The vaso‐occlusive pain crises and chronic pain conditions are the most common cause of suffering of people with SCD. Apart from pharmacotherapy, which has got its own limitations, evidence is also sought for non‐pharmacological interventions. TENS has been widely used as one of such interventions for pain relief in various conditions. The literature reviewed so far as well as the included trial in this review has shown no evidence of effect of TENS in managing pain in people with SCD. Although, the included trial has reported overall satisfaction with TENS among people with SCD, the quality of available evidence is judged to be of very low quality due to poor methodological and reporting issues. Future well‐designed RCTs are required to assess the effect of TENS on managing pain in this population.

Earlier studies have shown that the presentation of SCD pain manifestations varies in different age groups. Children have been seen to have longer pain‐free intervals than adults with SCD (Ballas 2012). Thus, to eliminate age as a confounding factor, further research on effect of TENS in managing pain in SCD should be analysed in subgroups related to age, e.g. among children and adults.

To date, research has shown that the methods to produce placebo or sham TENS do not produce the stimulation like the one produced by a standardised TENS machine. This makes the participant blinding ineffective if trial participants can identify the difference between the two (Sluka 2013). Further research may be justified in using a sham TENS machine that produces physical stimuli like a standardised TENS machine but does not produce any electrical impulse. Based on the recent advances in pathophysiology of acute painful crises in SCD (Ballas 2005), adequate analgesia along with other interventions for prevention of vaso‐occlusion given at the prodromal phase may abort the pain crises (Ballas 2012). Therefore, future research of TENS for managing pain in SCD may focus on the prodromal phase.

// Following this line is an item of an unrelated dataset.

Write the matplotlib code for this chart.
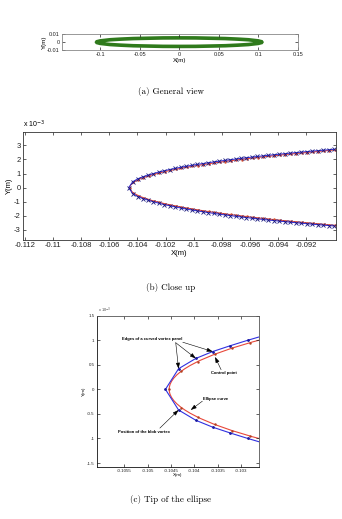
import numpy as np
import matplotlib
matplotlib.use('Agg')
import matplotlib.pyplot as plt
from matplotlib.patches import Ellipse
from matplotlib.ticker import FuncFormatter


# ellipse, metres
ELL_A = 0.10454
ELL_B = 0.00525

# panel edges, upper half (x in m, y in 1e-3 m)
edge_x = [-0.10462, -0.10434, -0.10397, -0.10361, -0.10323, -0.10286, -0.10248, -0.10209,
          -0.10170, -0.10131, -0.10092, -0.10053, -0.10014, -0.09975, -0.09936, -0.09897,
          -0.09858, -0.09819, -0.09780, -0.09741, -0.09702, -0.09663, -0.09624, -0.09585,
          -0.09546, -0.09507, -0.09468, -0.09429, -0.09390, -0.09351, -0.09312, -0.09273,
          -0.09234, -0.09195, -0.09156, -0.09117, -0.09078, -0.09039, -0.09000]
edge_y = [0.0, 0.42, 0.63, 0.77, 0.89, 1.00, 1.106, 1.200,
          1.287, 1.368, 1.443, 1.515, 1.582, 1.647, 1.708, 1.767,
          1.824, 1.877, 1.930, 1.981, 2.030, 2.077, 2.124, 2.168,
          2.212, 2.254, 2.295, 2.335, 2.374, 2.412, 2.450, 2.487,
          2.522, 2.557, 2.591, 2.624, 2.657, 2.688, 2.720]

# control points on the ellipse, upper half
ctrl_x = [-0.10454, -0.10429, -0.10393, -0.10357, -0.10319, -0.10282, -0.10244, -0.10205,
          -0.10166, -0.10127, -0.10088, -0.10049, -0.10010, -0.09971, -0.09932, -0.09893,
          -0.09854, -0.09815, -0.09776, -0.09737, -0.09698, -0.09659, -0.09620, -0.09581,
          -0.09542, -0.09503, -0.09464, -0.09425, -0.09386, -0.09347, -0.09308, -0.09269,
          -0.09230, -0.09191, -0.09152, -0.09113, -0.09074, -0.09035, -0.08996]
ctrl_y = [0.0, 0.37, 0.56, 0.71, 0.84, 0.94, 1.046, 1.136,
          1.220, 1.298, 1.371, 1.439, 1.504, 1.568, 1.628, 1.686,
          1.742, 1.794, 1.847, 1.898, 1.947, 1.994, 2.041, 2.083,
          2.128, 2.171, 2.212, 2.253, 2.293, 2.332, 2.372, 2.410,
          2.446, 2.483, 2.516, 2.551, 2.585, 2.618, 2.652]

a_xticks = [-0.1, -0.05, 0, 0.05, 0.1, 0.15]
a_yticks = [-0.01, 0, 0.01]
b_xticks = [-0.112, -0.11, -0.108, -0.106, -0.104, -0.102, -0.1, -0.098, -0.096, -0.094, -0.092]
b_yticks = [-3, -2, -1, 0, 1, 2, 3]
c_xticks = [-0.1055, -0.105, -0.1045, -0.104, -0.1035, -0.103]
c_yticks = [-1.5, -1, -0.5, 0, 0.5, 1, 1.5]


def full_curve(xs, ys):
    # upper half mirrored into the lower half
    x = np.concatenate([np.array(xs)[::-1], np.array(xs)[1:]])
    y = np.concatenate([np.array(ys)[::-1], -np.array(ys)[1:]]) * 1e-3
    return x, y


def style_axes(ax, fs, col='#333333'):
    for s in ax.spines.values():
        s.set_color(col)
        s.set_linewidth(0.6)
    ax.tick_params(direction='in', length=2, width=0.5, labelsize=fs, colors='#222222',
                   top=True, right=True, pad=1.5)


def main():
    plt.rcParams['font.family'] = ['Liberation Sans', 'DejaVu Sans']
    plt.rcParams['mathtext.fontset'] = 'dejavusans'

    fig = plt.figure(figsize=(3.42, 5.19), dpi=100)

    ex, ey = full_curve(edge_x, edge_y)
    cx, cy = full_curve(ctrl_x, ctrl_y)

    ## (a) general view
    ax1 = fig.add_axes([0.1813, 0.9031, 0.6892, 0.0314])
    ax1.add_patch(Ellipse((0, 0), 2 * ELL_A, 2 * ELL_B, fill=False,
                          edgecolor='#2f7a1c', linewidth=2.6))
    ax1.set_xlim(-0.1484, 0.15)
    ax1.set_ylim(-0.01, 0.01)
    ax1.set_xticks(a_xticks)
    ax1.set_xticklabels(['-0.1', '-0.05', '0', '0.05', '0.1', '0.15'])
    ax1.set_yticks(a_yticks)
    ax1.set_yticklabels(['-0.01', '0', '0.01'])
    style_axes(ax1, 4, '#888888')
    ax1.set_xlabel('X(m)', fontsize=4.5, labelpad=0.5)
    ax1.set_ylabel('Y(m)', fontsize=4.5, labelpad=0.5)

    ## (b) close up
    ax2 = fig.add_axes([0.0664, 0.5376, 0.9161, 0.2087])
    ax2.add_patch(Ellipse((0, 0), 2 * ELL_A, 2 * ELL_B, fill=False,
                          edgecolor='#e8483a', linewidth=0.8))
    ax2.plot(cx, cy, '.', color='#d9502e', markersize=1.5)
    ax2.plot(ex, ey, '-', color='#2a2ad8', linewidth=0.7)
    ax2.plot(ex, ey, 'x', color='#1a1a80', markersize=2.2, markeredgewidth=0.6)
    ax2.set_xlim(-0.11216, -0.08987)
    ax2.set_ylim(-3.71e-3, 3.97e-3)
    ax2.set_xticks(b_xticks)
    ax2.set_xticklabels(['%g' % t for t in b_xticks])
    ax2.set_yticks(np.array(b_yticks) * 1e-3)
    ax2.yaxis.set_major_formatter(FuncFormatter(lambda v, p: '%g' % round(v * 1e3)))
    style_axes(ax2, 5.5)
    ax2.set_xlabel('X(m)', fontsize=5.5, labelpad=1)
    ax2.set_ylabel('Y(m)', fontsize=5.5, labelpad=1)
    ax2.text(0.0, 1.015, r'x 10$^{-3}$', transform=ax2.transAxes, fontsize=5,
             ha='left', va='bottom')

    ## (c) tip of the ellipse
    ax3 = fig.add_axes([0.2827, 0.1008, 0.4746, 0.2909])
    ax3.add_patch(Ellipse((0, 0), 2 * ELL_A, 2 * ELL_B, fill=False,
                          edgecolor='#e8483a', linewidth=0.8))
    ax3.plot(cx, cy, '.', color='#b04020', markersize=1.5)
    ax3.plot(ex, ey, '-', color='#3030e0', linewidth=0.8)
    ax3.plot(ex, ey, '.', color='#1a1aa0', markersize=2)
    ax3.set_xlim(-0.10609, -0.10262)
    ax3.set_ylim(-1.575e-3, 1.5e-3)
    ax3.set_xticks(c_xticks)
    ax3.set_xticklabels(['%g' % t for t in c_xticks])
    ax3.set_yticks(np.array(c_yticks) * 1e-3)
    ax3.yaxis.set_major_formatter(FuncFormatter(lambda v, p: '%g' % (round(v * 1e4) / 10)))
    style_axes(ax3, 3.2, '#555555')
    ax3.spines['left'].set_color('#111111')
    ax3.spines['bottom'].set_color('#111111')
    ax3.set_xlabel('X(m)', fontsize=3.2, labelpad=0.5)
    ax3.set_ylabel('Y(m)', fontsize=3.2, labelpad=0.5)
    ax3.text(0.01, 1.005, r'x 10$^{-3}$', transform=ax3.transAxes, fontsize=2.8,
             ha='left', va='bottom', color='#444444')

    arrow = dict(arrowstyle='-|>,head_length=0.35,head_width=0.12', color='black',
                 linewidth=0.4, shrinkA=0, shrinkB=0)
    tfs = 3.0
    ax3.text(-0.10491, 0.98e-3, 'Edges of a curved vortex panel', fontsize=tfs,
             ha='center', va='bottom', fontweight='bold')
    ax3.annotate('', xy=(edge_x[1], edge_y[1] * 1e-3), xytext=(-0.10440, 0.95e-3), arrowprops=arrow)
    ax3.annotate('', xy=(edge_x[2], edge_y[2] * 1e-3), xytext=(-0.10440, 0.95e-3), arrowprops=arrow)
    ax3.annotate('', xy=(edge_x[3], edge_y[3] * 1e-3), xytext=(-0.10425, 0.96e-3), arrowprops=arrow)

    ax3.text(-0.10337, 0.34e-3, 'Control point', fontsize=tfs, ha='center', va='center',
             fontweight='bold')
    ax3.annotate('', xy=(-0.10356, 0.66e-3), xytext=(-0.10343, 0.40e-3), arrowprops=arrow)

    ax3.text(-0.10381, -0.20e-3, 'Ellipse curve', fontsize=tfs, ha='left', va='center',
             fontweight='bold')
    ax3.annotate('', xy=(-0.10408, -0.42e-3), xytext=(-0.10383, -0.24e-3), arrowprops=arrow)

    ax3.text(-0.10507, -0.86e-3, 'Position of the blob vortex', fontsize=tfs,
             ha='center', va='center', fontweight='bold')
    ax3.annotate('', xy=(edge_x[1], -edge_y[1] * 1e-3), xytext=(-0.10474, -0.79e-3),
                 arrowprops=arrow)

    ## captions
    cap = dict(fontsize=6.5, family='cmr10', ha='center', va='center')
    fig.text(0.5, 1 - 91 / 519, '(a) General view', **cap)
    fig.text(0.5, 1 - 288 / 519, '(b) Close up', **cap)
    fig.text(0.5, 1 - 500 / 519, '(c) Tip of the ellipse', **cap)

    fig.savefig('out.png', dpi=100)


if __name__ == "__main__":
    main()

Aside from changes in pain intensity and analgesic usage, outcome measures should also include pain relief in terms of moderate (30% above baseline) or substantial (50% above baseline) according to the IMMPACT guidelines (Dworkin 2008). The included trial has reported ‘overall satisfaction’ for TENS. In future, overall satisfaction effects should be measured using a standardised scale like Patient Global Impression of Change (PGIC) or Acute Pain Management Service (APMS) which will be able to quantify the patient satisfaction making statistical inference possible. Assessment of effects of TENS on quality of life and activities of daily living should also be included in future research.